Copy, exactly as written, the lines that begin at the one containing "Write the React, TypeScript" and end at the one containing "y(v))(vals) as string;". Skip any pictures in the data below.

─── THE DATA ───

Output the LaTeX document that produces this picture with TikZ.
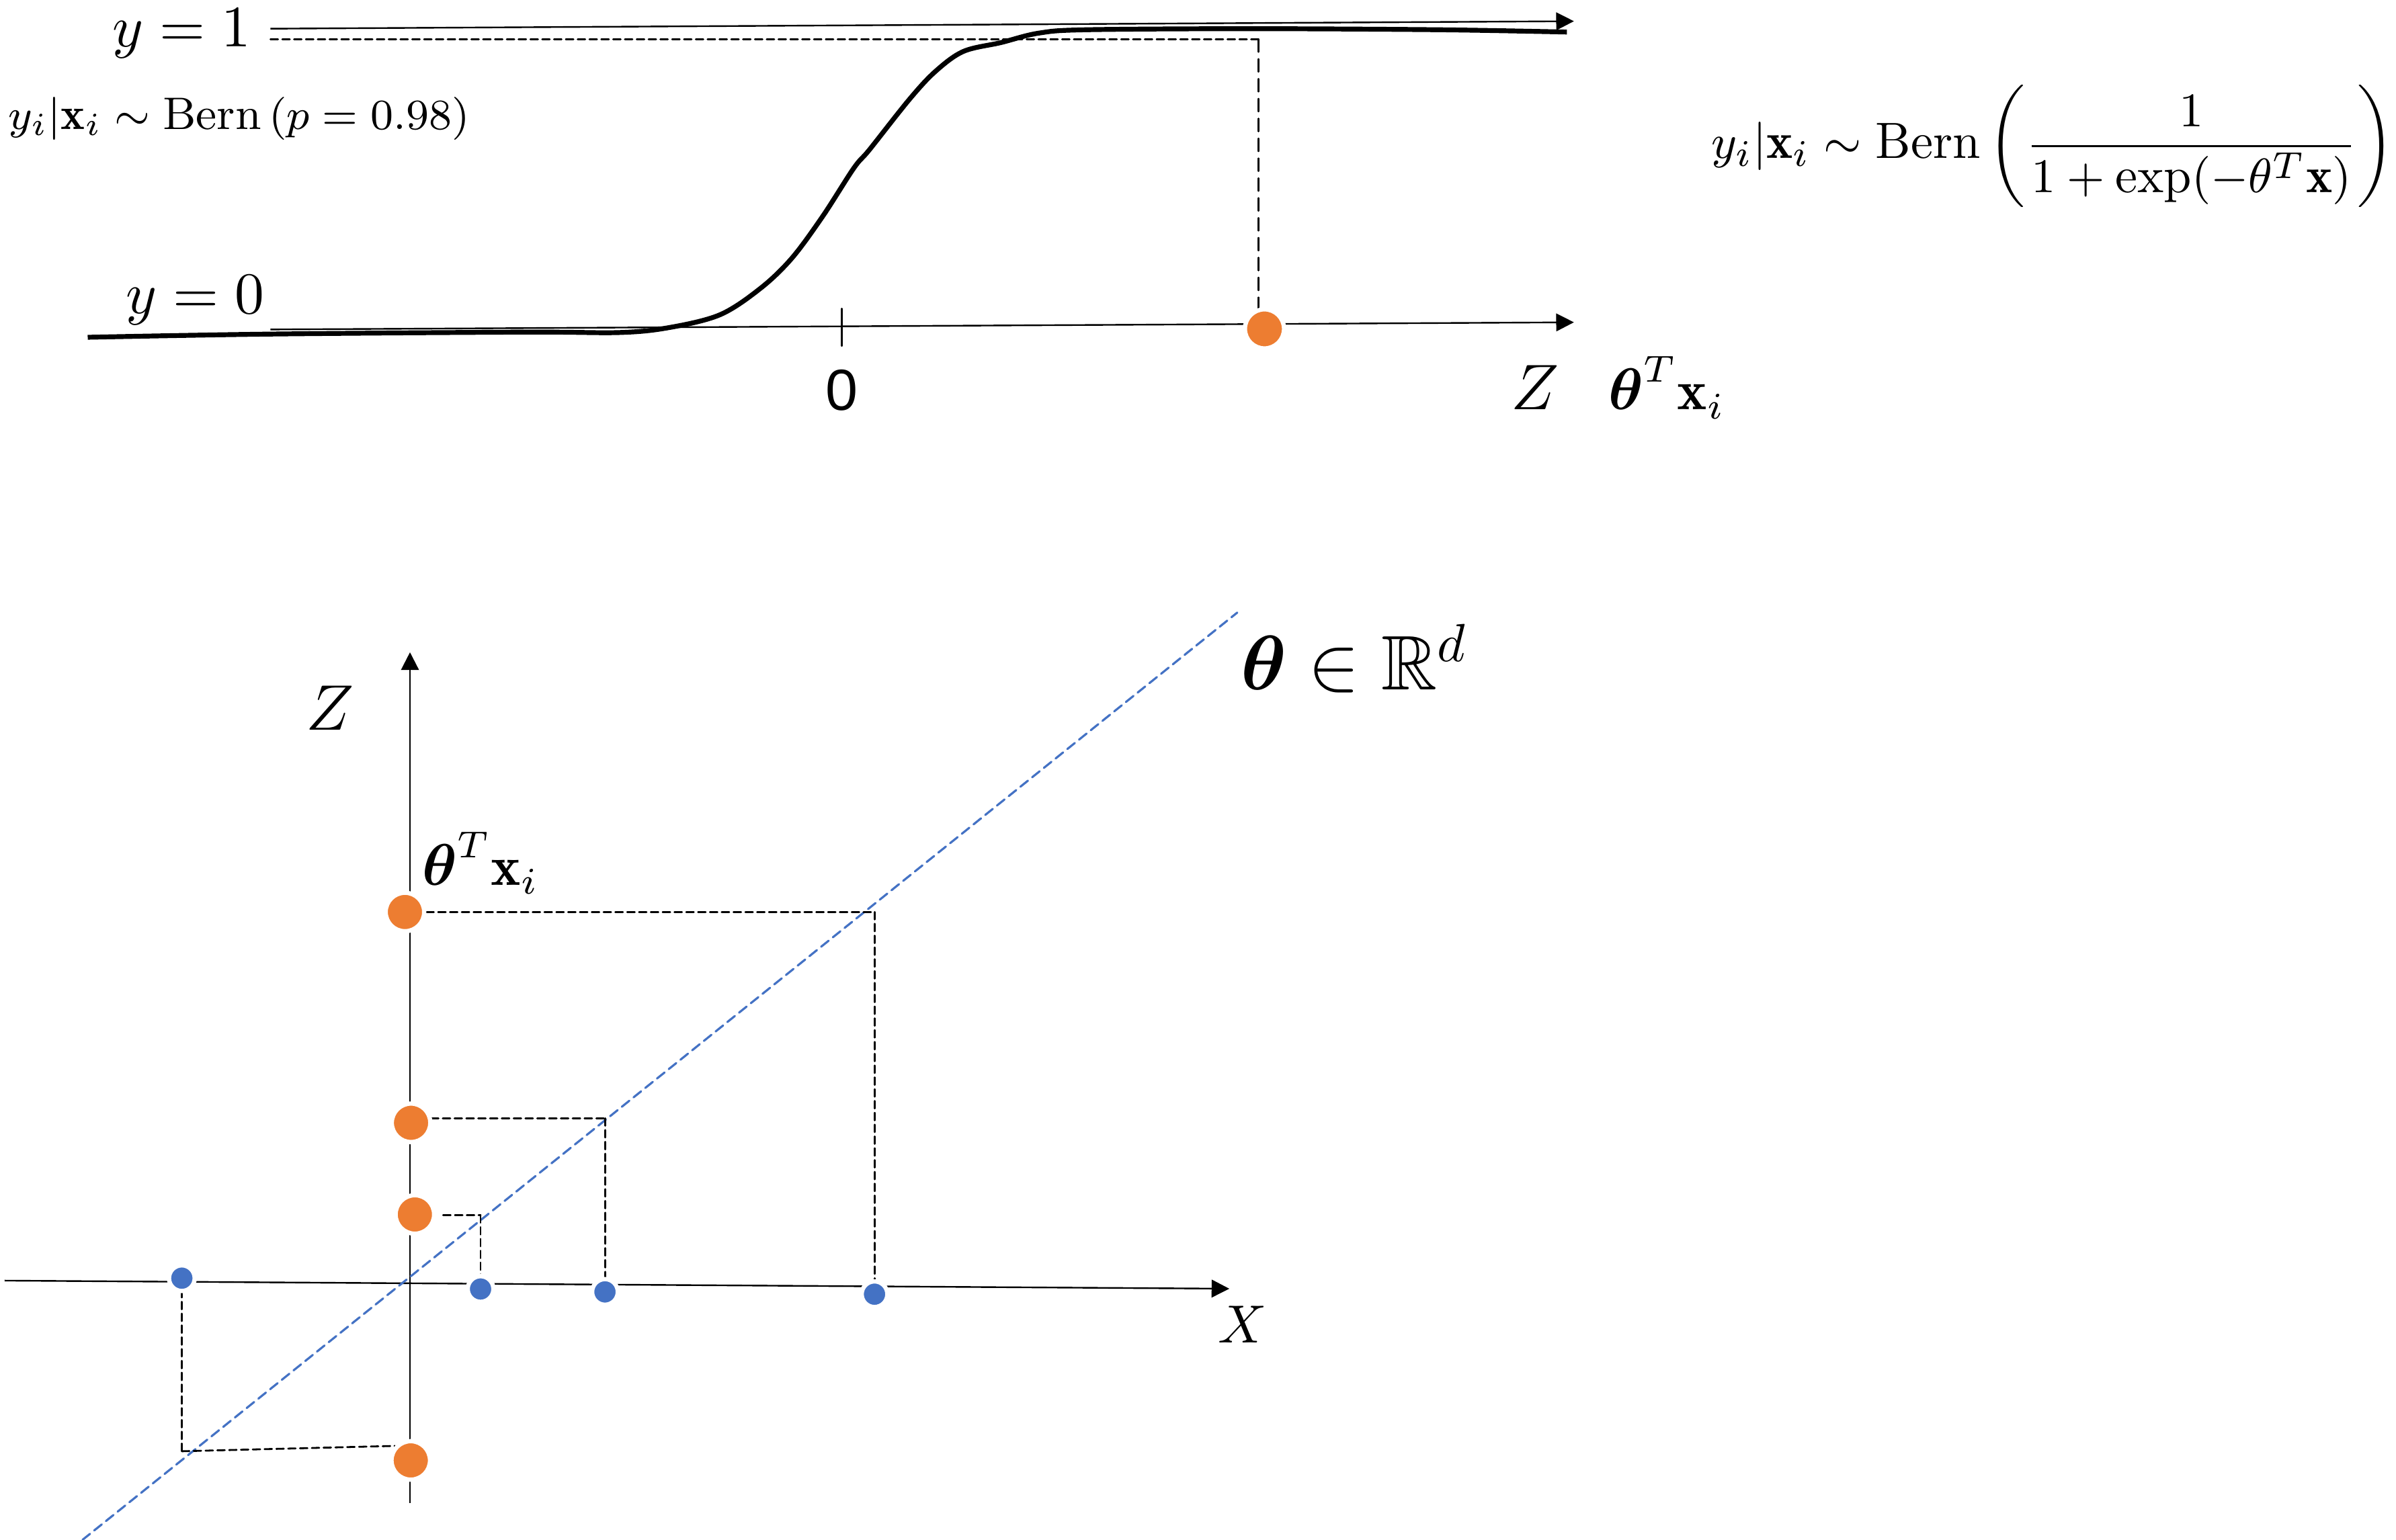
\documentclass[tikz,border=0pt]{standalone}
\usepackage{amsmath, amssymb}
\usepackage{fontspec}
\newfontfamily\axisfont{Liberation Sans}
\usepackage{tikz}
\usetikzlibrary{arrows.meta}
\usepackage{tkz-euclide}

\definecolor{dotorange}{HTML}{ED7D31}
\definecolor{lineblue}{HTML}{4472C4}

\tikzset{
  arrow axis/.style={line width=0.3pt, -{Triangle[length=3.3pt,width=3.3pt]}},
  tick mark/.style={line width=0.3pt},
  proj/.style={line width=0.35pt, dash pattern=on 1.4pt off 0.8pt},
  long proj/.style={line width=0.3pt, dash pattern=on 2.4pt off 1.3pt},
  theta line/.style={lineblue, line width=0.4pt, dash pattern=on 1.8pt off 1pt},
  sigmoid/.style={line width=0.9pt, line join=round},
  orange dot/.style={fill=dotorange, draw=white, line width=0.8pt},
  blue dot/.style={fill=lineblue, draw=white, line width=0.8pt},
  lab/.style={inner sep=0pt, anchor=base},
}

\begin{document}
\begin{tikzpicture}
            \useasboundingbox (0,0) rectangle (15.68,10.08);
            % upper panel: the link function
            \tkzDefPoints{1.77/9.892/U_0, 10.30/9.941/U_1, 1.77/7.923/L_0, 10.30/7.970/L_1}
            \tkzDefPoints{5.509/8.06/T_0, 5.509/7.815/T_1}
            \tkzDefPoints{1.77/9.824/D_0, 8.236/9.824/D_1, 8.236/7.927/D_2, 8.275/7.927/P}
            \draw[arrow axis] (U_0) -- (U_1);
            \draw[arrow axis] (L_0) -- (L_1);
            \tkzDrawSegment[tick mark](T_0,T_1)
            \tkzDrawSegment[proj](D_0,D_1)
            \tkzDrawSegment[long proj](D_1,D_2)
            \draw[sigmoid] plot[smooth, tension=0.55] coordinates {(0.574,7.872) (1.77,7.893)
              (3.437,7.906) (4.05,7.903) (4.376,7.935) (4.713,8.02) (4.98,8.195) (5.184,8.392)
              (5.386,8.667) (5.588,8.98) (5.69,9.10) (5.95,9.428) (6.12,9.611) (6.304,9.743)
              (6.55,9.801) (6.798,9.863) (7.107,9.885) (8.187,9.892) (9.42,9.885) (10.254,9.87)};
            \filldraw[orange dot] (P) circle (0.128);
            \node[lab, font=\fontsize{11.2}{13}\selectfont] (yone) at (1.19,9.773) {$y=1$};
            \node[lab, font=\fontsize{11.2}{13}\selectfont] (yzero) at (1.278,8.03) {$y=0$};
            \node[lab, font=\fontsize{8.5}{10}\selectfont] (bernp) at (1.565,9.235)
              {$y_i|\mathbf{x}_i \sim \mathrm{Bern}\left(p=0.98\right)$};
            \node[lab, font=\fontsize{9.5}{11}\selectfont] (bernsig) at (13.435,9.046)
              {\scalebox{0.98}[1]{$y_i|\mathbf{x}_i \sim \mathrm{Bern}\left(\dfrac{1}{1+\exp(-\theta^T\mathbf{x})}\right)$}};
            \node[font=\axisfont\fontsize{10.8}{12}\selectfont, inner sep=0pt] (zero) at (5.51,7.525) {0};
            \node[lab, font=\fontsize{13}{15}\selectfont] (zup) at (10.046,7.401) {$Z$};
            \node[lab, font=\fontsize{10.5}{12}\selectfont] (projup) at (10.908,7.397) {$\boldsymbol{\theta}^T\mathbf{x}_i$};
            % lower panel: the linear map
            \tkzDefPoints{2.683/0.24/Z_0, 2.683/5.81/Z_1, 0.03/1.697/X_0, 8.045/1.644/X_1,
              0.54/0/R_0, 8.097/6.07/R_1}
            \tkzDefPoints{2.65/4.11/O_1, 2.69/2.73/O_2, 2.715/2.13/O_3, 2.688/0.52/O_4}
            \tkzDefPoints{1.19/1.713/B_1, 3.145/1.642/B_2, 3.959/1.623/B_3, 5.723/1.608/B_4}
            \tkzDefPoints{5.723/4.11/C_1, 3.959/2.76/C_2, 3.145/2.125/C_3, 1.19/0.58/C_4}
            \tkzDefPoints{2.79/4.11/E_1, 2.82/2.76/E_2, 2.90/2.125/E_3, 2.585/0.615/E_4}
            \draw[arrow axis] (Z_0) -- (Z_1);
            \draw[arrow axis] (X_0) -- (X_1);
            \tkzDrawSegment[theta line](R_0,R_1)
            \tkzDrawSegments[proj](E_1,C_1 C_1,B_4 E_2,C_2 C_2,B_3 E_3,C_3 C_3,B_2 B_1,C_4 C_4,E_4)
            \filldraw[orange dot] (O_1) circle (0.126);
            \filldraw[orange dot] (O_2) circle (0.126);
            \filldraw[orange dot] (O_3) circle (0.126);
            \filldraw[orange dot] (O_4) circle (0.126);
            \filldraw[blue dot] (B_1) circle (0.084);
            \filldraw[blue dot] (B_2) circle (0.084);
            \filldraw[blue dot] (B_3) circle (0.084);
            \filldraw[blue dot] (B_4) circle (0.084);
            \node[lab, font=\fontsize{13}{15}\selectfont] (zdown) at (2.16,5.303) {$Z$};
            \node[lab, font=\fontsize{9.7}{12}\selectfont] (xdown) at (8.133,1.292) {$X$};
            \node[lab, font=\fontsize{10.5}{12}\selectfont] (projdown) at (3.145,4.285) {$\boldsymbol{\theta}^T\mathbf{x}_i$};
            \node[lab, font=\fontsize{14.4}{17}\selectfont] (space) at (8.863,5.564) {$\boldsymbol{\theta}\in\mathbb{R}^d$};
        \end{tikzpicture}
\end{document}
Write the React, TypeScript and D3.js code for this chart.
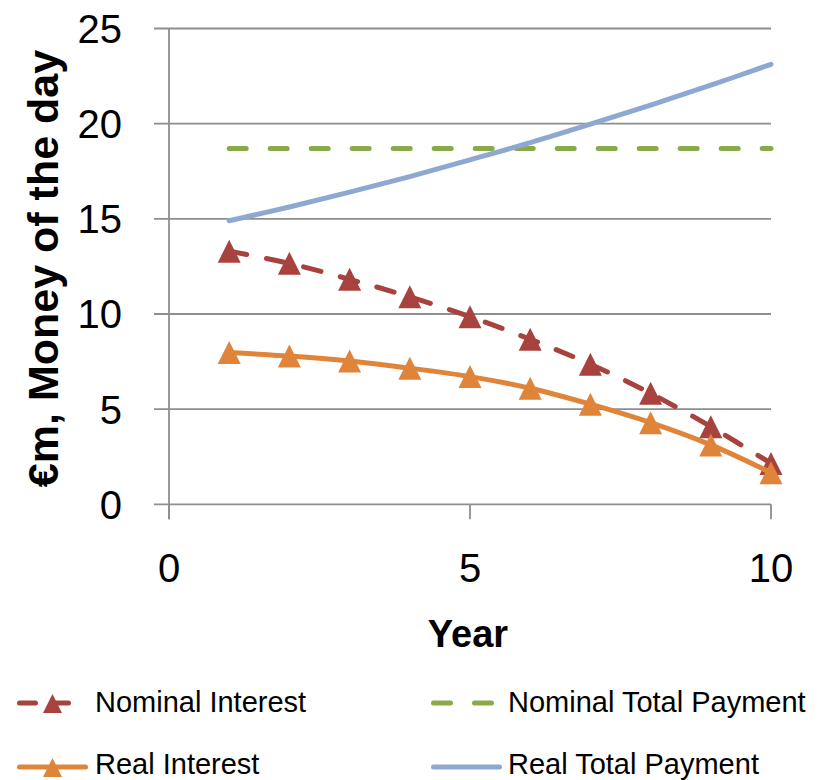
import React from "react";
import * as d3 from "d3";

const years = [1, 2, 3, 4, 5, 6, 7, 8, 9, 10];
const nominalInterest = [13.3, 12.66, 11.82, 10.9, 9.86, 8.67, 7.36, 5.83, 4.08, 2.15];
const realInterest = [7.97, 7.79, 7.53, 7.15, 6.71, 6.1, 5.26, 4.29, 3.12, 1.66];
const nominalTotal = [18.7, 18.7, 18.7, 18.7, 18.7, 18.7, 18.7, 18.7, 18.7, 18.7];
const realTotal = [14.9, 15.62, 16.4, 17.22, 18.1, 19.0, 19.97, 20.98, 22.02, 23.12];
const xTicks = [0, 5, 10];
const yTicks = [0, 5, 10, 15, 20, 25];

const W = 823;
const H = 780;
const FONT = "'Liberation Sans', Arial, sans-serif";

const RED = "#A8423E";
const ORANGE = "#E0843A";
const GREEN = "#8AAA4A";
const BLUE = "#8FA8D2";
const GRID = "#8E8E8E";

function tri(cx: number, cy: number, s: number) {
  const h = s / 2;
  return `M${cx},${cy - h}L${cx + h},${cy + h}L${cx - h},${cy + h}Z`;
}

export default function App() {
  const x = d3.scaleLinear().domain([0, 10]).range([169, 771]);
  const y = d3.scaleLinear().domain([0, 25]).range([504.3, 28.5]);

  const line = (vals: number[]) =>
    d3
      .line<number>()
      .x((_, i) => x(years[i]))
      .y((v) => y(v))
      .curve(d3.curveCatmullRom.alpha(0.5))(vals) as string;

  const lineStraight = (vals: number[]) =>
    d3
      .line<number>()
      .x((_, i) => x(years[i]))
      .y((v) => y(v))(vals) as string;

  const x0 = x(0);
  const x1 = x(10);
  const yb = y(0);

  return (
    <svg
      width={W}
      height={H}
      style={{ position: "absolute", left: 0, top: 0, background: "#fff" }}
      fontFamily={FONT}
    >
      {/* gridlines */}
      {yTicks.map((t) => (
        <line key={"g" + t} x1={154} x2={x1} y1={y(t)} y2={y(t)} stroke={GRID} strokeWidth={1.8} />
      ))}
      {/* y axis */}
      <line x1={x0} x2={x0} y1={y(25)} y2={yb + 15} stroke={GRID} strokeWidth={1.8} />
      {/* x ticks */}
      {xTicks.map((t) => (
        <line key={"xt" + t} x1={x(t)} x2={x(t)} y1={yb} y2={yb + 15} stroke={GRID} strokeWidth={1.8} />
      ))}
      {/* y tick labels */}
      {yTicks.map((t) => (
        <text key={"yl" + t} x={122} y={y(t) + 14.5} textAnchor="end" fontSize={40} fill="#000">
          {t}
        </text>
      ))}
      {/* x tick labels */}
      {xTicks.map((t) => (
        <text key={"xl" + t} x={x(t)} y={582} textAnchor="middle" fontSize={40} fill="#000">
          {t}
        </text>
      ))}
      {/* axis titles */}
      <text
        transform={`translate(58,268.5) rotate(-90)`}
        textAnchor="middle"
        fontSize={43}
        fontWeight="bold"
        fill="#000"
      >
        €m, Money of the day
      </text>
      <text x={468} y={647} textAnchor="middle" fontSize={38} fontWeight="bold" fill="#000">
        Year
      </text>

      {/* series */}
      <path
        d={line(nominalInterest)}
        fill="none"
        stroke={RED}
        strokeWidth={5}
        strokeDasharray="18 20"
        strokeLinecap="round"
      />
      {nominalInterest.map((v, i) => (
        <path key={"nm" + i} d={tri(x(years[i]), y(v), 23)} fill={RED} />
      ))}
      <path
        d={lineStraight(nominalTotal)}
        fill="none"
        stroke={GREEN}
        strokeWidth={5}
        strokeDasharray="17 24"
        strokeLinecap="round"
      />
      <path d={line(realInterest)} fill="none" stroke={ORANGE} strokeWidth={5} strokeLinecap="round" />
      {realInterest.map((v, i) => (
        <path key={"rm" + i} d={tri(x(years[i]), y(v), 23)} fill={ORANGE} />
      ))}
      <path d={line(realTotal)} fill="none" stroke={BLUE} strokeWidth={5} strokeLinecap="round" />

      {/* legend */}
      <g>
        <line x1={19.5} x2={85.5} y1={703} y2={703} stroke={RED} strokeWidth={5} strokeDasharray="16 17" strokeLinecap="round" />
        <path d={tri(52.5, 703.5, 19)} fill={RED} />
        <text x={95} y={712} fontSize={29} fill="#000">Nominal Interest</text>

        <line x1={19.5} x2={85.5} y1={767} y2={767} stroke={ORANGE} strokeWidth={5} strokeLinecap="round" />
        <path d={tri(52.5, 767.5, 19)} fill={ORANGE} />
        <text x={95} y={773.5} fontSize={29} fill="#000">Real Interest</text>

        <line x1={433.5} x2={499.5} y1={703} y2={703} stroke={GREEN} strokeWidth={5} strokeDasharray="17 24" strokeLinecap="round" />
        <text x={508} y={712} fontSize={29} fill="#000">Nominal Total Payment</text>

        <line x1={433.5} x2={499.5} y1={767} y2={767} stroke={BLUE} strokeWidth={5} strokeLinecap="round" />
        <text x={508} y={773.5} fontSize={29} fill="#000">Real Total Payment</text>
      </g>
    </svg>
  );
}
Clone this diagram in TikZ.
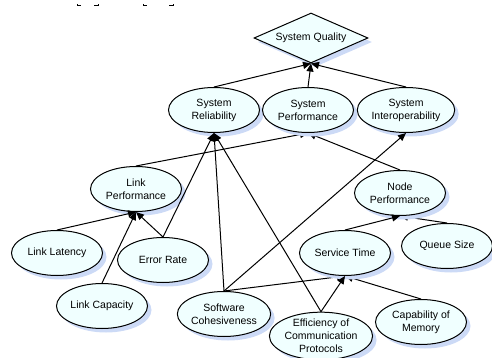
\documentclass[tikz,border=0pt]{standalone}
\usepackage{fontspec}
\setmainfont{Liberation Sans}
\usepackage{tikz}
\usetikzlibrary{arrows.meta,shapes.geometric,shadows}
\pgfdeclarelayer{back}
\pgfsetlayers{back,main}
\definecolor{goalfill}{RGB}{240,255,255}
\definecolor{goalshade}{RGB}{204,218,246}

\begin{document}
\begin{tikzpicture}[x=1pt,y=-1pt,
  font=\fontsize{10.5}{13}\selectfont,
  goal/.style={ellipse,draw,line width=1pt,fill=goalfill,minimum width=91pt,minimum height=45pt,inner sep=0pt,align=center,
    drop shadow={shadow xshift=4pt,shadow yshift=-4pt,fill=goalshade,opacity=1}},
  topgoal/.style={goal,diamond,aspect=2.3,minimum width=114pt,minimum height=50pt},
  arr/.style={-{Triangle[length=8pt,width=7pt]},line width=1pt}]
\useasboundingbox (0,0) rectangle (492,358);
\draw[line width=1pt] (77,4)--(77,6)--(81,6) (94,6)--(98,6)--(98,4);
\draw[line width=1pt] (143,4)--(143,6)--(147,6) (169,6)--(173,6)--(173,4);
\node[topgoal] (qual) at (311,38) {System Quality};
\node[goal] (rel) at (214,110) {System\\Reliability};
\node[goal] (sperf) at (308,110) {System\\Performance};
\node[goal] (inter) at (406,110) {System\\Interoperability};
\node[goal] (lperf) at (136,189) {Link\\Performance};
\node[goal] (nperf) at (400,193) {Node\\Performance};
\node[goal] (latency) at (57,253) {Link Latency};
\node[goal] (error) at (163,260) {Error Rate};
\node[goal] (service) at (345,253) {Service Time};
\node[goal] (queue) at (447,246) {Queue Size};
\node[goal] (capacity) at (102,306) {Link Capacity};
\node[goal] (cohes) at (224,314) {Software\\Cohesiveness};
\node[goal] (effic) at (321,336) {Efficiency of\\Communication\\Protocols};
\node[goal] (memory) at (421,322) {Capability of\\Memory};
\begin{pgfonlayer}{back}
\draw[arr] (lperf.north) -- (sperf.south);
\draw[arr] (nperf.north) -- (sperf.south);
\draw[arr] (queue.north) -- (nperf.south);
\draw[arr] (cohes.north) -- (service.south);
\draw[arr] (memory.north) -- (service.south);
\end{pgfonlayer}
\draw[arr] (rel.north) -- (qual.south);
\draw[arr] (sperf.north) -- (qual.south);
\draw[arr] (inter.north) -- (qual.south);
\draw[arr] (error.north) -- (rel.south);
\draw[arr] (cohes.north) -- (rel.south);
\draw[arr] (effic.north) -- (rel.south);
\draw[arr] (cohes.north) -- (inter.south);
\draw[arr] (latency.north) -- (lperf.south);
\draw[arr] (capacity.north) -- (lperf.south);
\draw[arr] (error.north) -- (lperf.south);
\draw[arr] (service.north) -- (nperf.south);
\draw[arr] (effic.north) -- (service.south);
\end{tikzpicture}
\end{document}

───

COMPLETE RESPONSE →
Write the React, TypeScript and D3.js code for this chart.
import React from "react";
import * as d3 from "d3";

const years = [1, 2, 3, 4, 5, 6, 7, 8, 9, 10];
const nominalInterest = [13.3, 12.66, 11.82, 10.9, 9.86, 8.67, 7.36, 5.83, 4.08, 2.15];
const realInterest = [7.97, 7.79, 7.53, 7.15, 6.71, 6.1, 5.26, 4.29, 3.12, 1.66];
const nominalTotal = [18.7, 18.7, 18.7, 18.7, 18.7, 18.7, 18.7, 18.7, 18.7, 18.7];
const realTotal = [14.9, 15.62, 16.4, 17.22, 18.1, 19.0, 19.97, 20.98, 22.02, 23.12];
const xTicks = [0, 5, 10];
const yTicks = [0, 5, 10, 15, 20, 25];

const W = 823;
const H = 780;
const FONT = "'Liberation Sans', Arial, sans-serif";

const RED = "#A8423E";
const ORANGE = "#E0843A";
const GREEN = "#8AAA4A";
const BLUE = "#8FA8D2";
const GRID = "#8E8E8E";

function tri(cx: number, cy: number, s: number) {
  const h = s / 2;
  return `M${cx},${cy - h}L${cx + h},${cy + h}L${cx - h},${cy + h}Z`;
}

export default function App() {
  const x = d3.scaleLinear().domain([0, 10]).range([169, 771]);
  const y = d3.scaleLinear().domain([0, 25]).range([504.3, 28.5]);

  const line = (vals: number[]) =>
    d3
      .line<number>()
      .x((_, i) => x(years[i]))
      .y((v) => y(v))
      .curve(d3.curveCatmullRom.alpha(0.5))(vals) as string;

  const lineStraight = (vals: number[]) =>
    d3
      .line<number>()
      .x((_, i) => x(years[i]))
      .y((v) => y(v))(vals) as string;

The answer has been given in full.